Bank employee counts 100 RMB notes at a Bank of China branch in Taiyuan, capital of Shanxi Province. [Photo: Chinanews.com]
Forex reserves reached 3.092 trillion U.S. dollars by the end of August, increasing 10.8 billion dollars from a month earlier, according to the People's Bank of China.
It is the first time the reserves have expanded seven months in a row since June 2014.
In an online statement, the State Administration of Foreign Exchange (SAFE) attributed the rise to stable cross-border capital flows and balanced supply-demand in the forex market.
"Climbing asset prices in the global financial market also pushed up the stockpile," the statement said.
The U.S. dollar has continued to weaken against most major currencies last month due to weak economic data and uncertainty over monetary policy moves, which drove up the value of non-dollar assets in China's reserve holdings.
The dollar index, which measures the greenback against six major peers, edged down 0.3 percent last month, following a 2.89-percent drop in July.
There had been concerns over capital flowing out of the Chinese market in the second half of 2016, when the economy was facing looming downward pressures and the Chinese yuan was in the middle of a losing streak against the U.S. dollar.
In January, China's forex reserves had plunged below 3 trillion U.S. dollars, but as the economy stands on a firmer footing and the yuan continues to stabilize, the stockpile has increased steadily since February.
China's economy expanded 6.9 percent for the first half of 2017, with consumption and services, together with new innovation-driven economic sectors, taking up larger roles in the economy, prompting global institutions such as the IMF to raise GDP forecasts for the country.

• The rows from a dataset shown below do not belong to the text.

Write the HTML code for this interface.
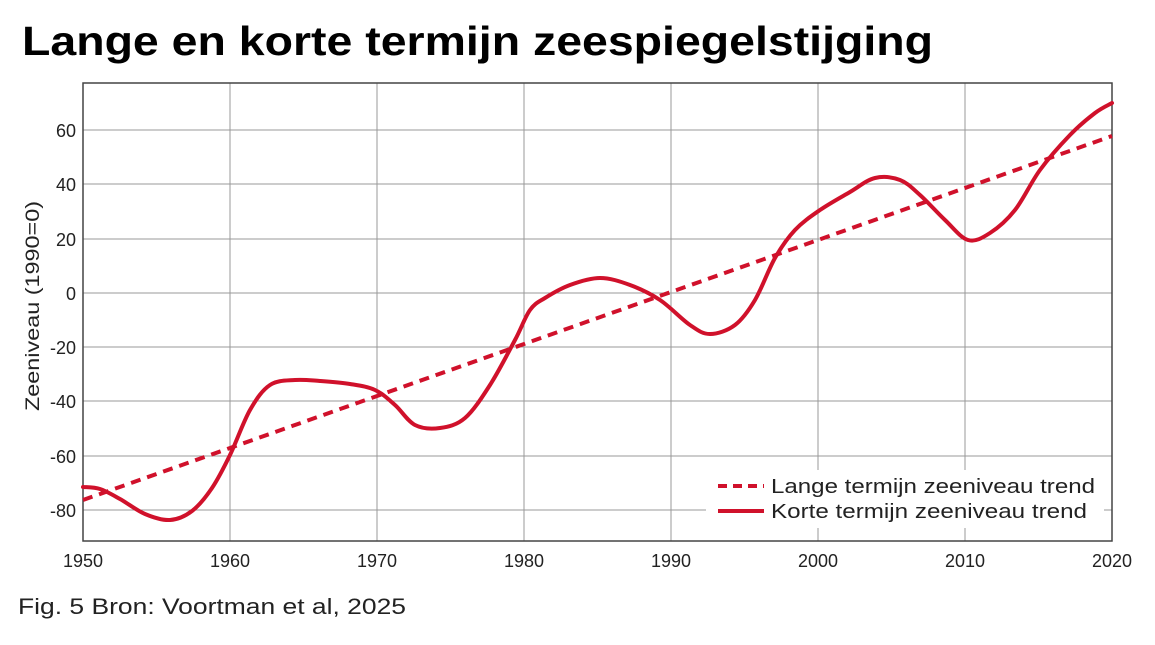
<!DOCTYPE html>
<html><head><meta charset="utf-8"><style>
body{margin:0;background:#fff;width:1155px;height:640px;overflow:hidden}
svg text{font-family:"Liberation Sans",sans-serif}
</style></head><body>
<svg width="1155" height="640" viewBox="0 0 1155 640">
<text x="22" y="55" font-size="41" font-weight="bold" fill="#000" textLength="911" lengthAdjust="spacingAndGlyphs">Lange en korte termijn zeespiegelstijging</text>
<g stroke="#999" stroke-width="1">
<line x1="230" y1="83" x2="230" y2="541"/><line x1="377" y1="83" x2="377" y2="541"/>
<line x1="524" y1="83" x2="524" y2="541"/><line x1="671" y1="83" x2="671" y2="541"/>
<line x1="818" y1="83" x2="818" y2="541"/><line x1="965" y1="83" x2="965" y2="541"/>
<line x1="83" y1="130" x2="1112" y2="130"/><line x1="83" y1="184" x2="1112" y2="184"/>
<line x1="83" y1="239" x2="1112" y2="239"/><line x1="83" y1="293" x2="1112" y2="293"/>
<line x1="83" y1="347" x2="1112" y2="347"/><line x1="83" y1="401" x2="1112" y2="401"/>
<line x1="83" y1="456" x2="1112" y2="456"/><line x1="83" y1="510" x2="1112" y2="510"/>
</g>
<rect x="83" y="83" width="1029" height="458" fill="none" stroke="#444" stroke-width="1.5"/>
<g font-size="18" fill="#222" text-anchor="end">
<text x="76" y="137">60</text><text x="76" y="191">40</text><text x="76" y="246">20</text>
<text x="76" y="300">0</text><text x="76" y="354">-20</text><text x="76" y="408">-40</text>
<text x="76" y="463">-60</text><text x="76" y="517">-80</text>
</g>
<g font-size="18" fill="#222" text-anchor="middle">
<text x="83" y="567">1950</text><text x="230" y="567">1960</text><text x="377" y="567">1970</text>
<text x="524" y="567">1980</text><text x="671" y="567">1990</text><text x="818" y="567">2000</text>
<text x="965" y="567">2010</text><text x="1112" y="567">2020</text>
</g>
<text transform="translate(39,306) rotate(-90)" font-size="19" fill="#222" text-anchor="middle" textLength="210" lengthAdjust="spacingAndGlyphs">Zeeniveau (1990=0)</text>
<line x1="83" y1="500" x2="1112" y2="136" stroke="#d0112b" stroke-width="4" stroke-dasharray="10,7"/>
<path id="curve" fill="none" stroke="#d0112b" stroke-width="4" stroke-linejoin="round" stroke-linecap="round" d=""/>
<rect x="706" y="470" width="398" height="58" fill="#fff"/>
<line x1="718" y1="486" x2="764" y2="486" stroke="#d0112b" stroke-width="4" stroke-dasharray="9,6"/>
<line x1="718" y1="511" x2="764" y2="511" stroke="#d0112b" stroke-width="4"/>
<text x="771" y="493" font-size="20" fill="#222" textLength="324" lengthAdjust="spacingAndGlyphs">Lange termijn zeeniveau trend</text>
<text x="771" y="518" font-size="20" fill="#222" textLength="316" lengthAdjust="spacingAndGlyphs">Korte termijn zeeniveau trend</text>
<text x="18" y="614" font-size="22" fill="#222" textLength="388" lengthAdjust="spacingAndGlyphs">Fig. 5 Bron: Voortman et al, 2025</text>
</svg>
<script>
var p=[[83,487],[100,489],[120,499],[145,514],[170,520],[192,511],[212,488],[230,455],[250,410],[270,385],[295,380],[320,381],[350,384],[375,390],[395,405],[415,425],[440,428],[465,418],[490,385],[515,340],[530,310],[545,298],[570,285],[600,278],[630,285],[660,300],[690,325],[710,334],[735,325],[755,300],[775,258],[795,230],[820,210],[850,192],[875,178],[900,180],[920,195],[945,220],[968,240],[990,233],[1015,210],[1040,170],[1070,135],[1095,113],[1112,103]];
var d="M"+p[0][0]+","+p[0][1];
for(var i=0;i<p.length-1;i++){var a=p[Math.max(0,i-1)],b=p[i],c=p[i+1],e=p[Math.min(p.length-1,i+2)];
d+=" C"+(b[0]+(c[0]-a[0])/6)+","+(b[1]+(c[1]-a[1])/6)+" "+(c[0]-(e[0]-b[0])/6)+","+(c[1]-(e[1]-b[1])/6)+" "+c[0]+","+c[1];}
document.getElementById("curve").setAttribute("d",d);
</script>
</body></html>
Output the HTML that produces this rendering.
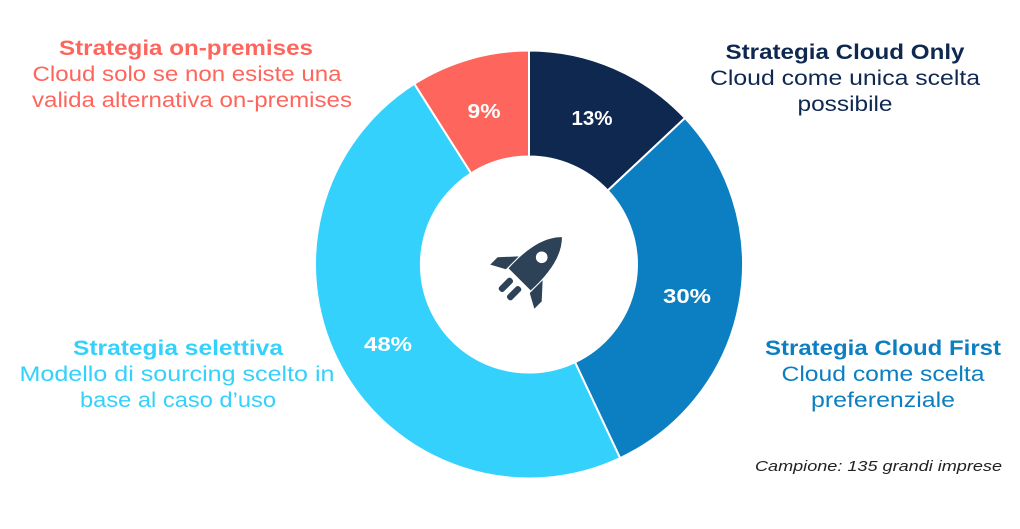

Along with the improvements in the economy, the value of the Chinese currency has been trending upwards.
The central parity rate of the renminbi strengthened 42 basis points to 6.5269 against the U.S. dollar Thursday, rising 6 percent from the beginning of the year, which shrugged off concerns of sharp depreciation.
Zhou Jingtong, a senior researcher with the international finance institute of the Bank of China, attributed the yuan's rebound to combined factors including a stabilizing economy, weaker U.S. dollar and government restrictions on capital flows.
Chinese authorities have been stepping up efforts to curb aggressive overseas acquisitions by the country's ambitious dealmakers, including Dalian Wanda, HNA Group Co. and Anbang Insurance Group.
In a document last month, the State Council said overseas investments in areas including real estate, hotels, cinemas, the entertainment industry and sports clubs will be limited, while investments in some sectors such as gambling will be banned.
The document also imposed restrictions in the setup of overseas private equity funds or other investment platforms without specific projects and limited investments that do not meet technological, environmental, or safety standards of the destinations.
Looking forward, with efforts to advance structural reforms, the positive factors that underpin China's growth will continue to accumulate, which will contribute to sustained stabilization in cross-border capital flows, according to SAFE.
The regulator said in July that the country was seeing its most balanced forex market supply and demand in three years due to an improving economy at home and abroad as well as an intensified crackdown on irregularities.
Thursday's data also showed that the country's gold reserves rose to 77.7 billion dollars by the end of August from 75 billion dollars at the end of July.